Science/Tech

NASA's MAVEN Lifts off to Mars to Learn What Happened to Mars Atmosphere

By Jennifer Broderick | Update Date: Nov 18, 2013 08:09 PM EST

NASA's latest rocket is MAVEN which soared into space from NASA's Kennedy Space Center on Monday at 1:28 p.m. ET with the purpose of discovering exactly what happened to Mar's planetary evolution.

"What a Monday at the office," said Dave Mitchell, the mission's project manager from NASA's Goddard Space Flight Center in Maryland. "We built something to go to Mars, and we're now flying to Mars."

Mars' atmospheric pressure is less than 1 percent of Earth's, making it so thin that it can't keep liquid water from boiling away. (There is water ice stuck to the freezing poles of Mars.) However, scientists believe that the atmosphere used to be much thicker and warmer. 

"If we want to understand Mars as a system, we need to include the role of the upper atmosphere," the mission's principal investigator Bruce Jakosky, a planetary scientist at the University of Colorado Boulder, said in an interview before the launch. "We can no longer just look at the geology and understand it in isolation."

Mars and Earth looked very similar once upon a time, according to NASA. Around 4 billion years ago, Mars was warm and had flowing water with, NASA believes, a thick atmosphere composed of carbon dioxide and other greenhouse gases.
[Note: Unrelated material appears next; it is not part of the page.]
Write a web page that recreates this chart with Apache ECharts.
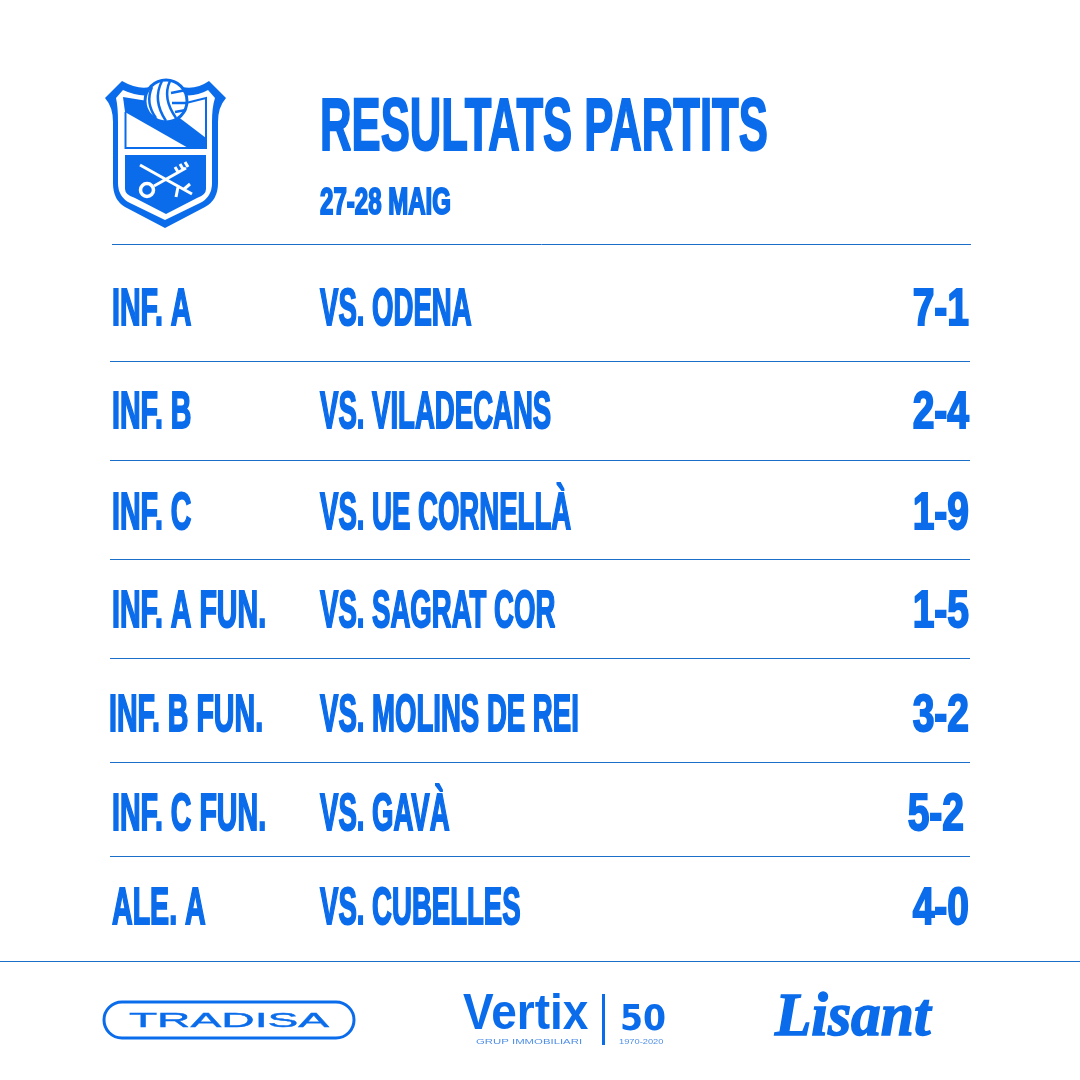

Now, Mars looks like a barren skeleton compared to its hey day.

Previous Mars missions, such as Mars Curiosity rover, have been searching for evidence of water or life while the upper atmosphere has yet to be examined. Bruce Jakosky, MAVEN's primary researcher, said in a statement, "You can't hope, with a single spacecraft, to study all aspects and to learn everything there is to know about it. With MAVEN, we're exploring the single biggest unexplored piece of Mars so far." The Curiosity rover that landed on the Red Planet in 2012 was the last NASA mission launched to Mars.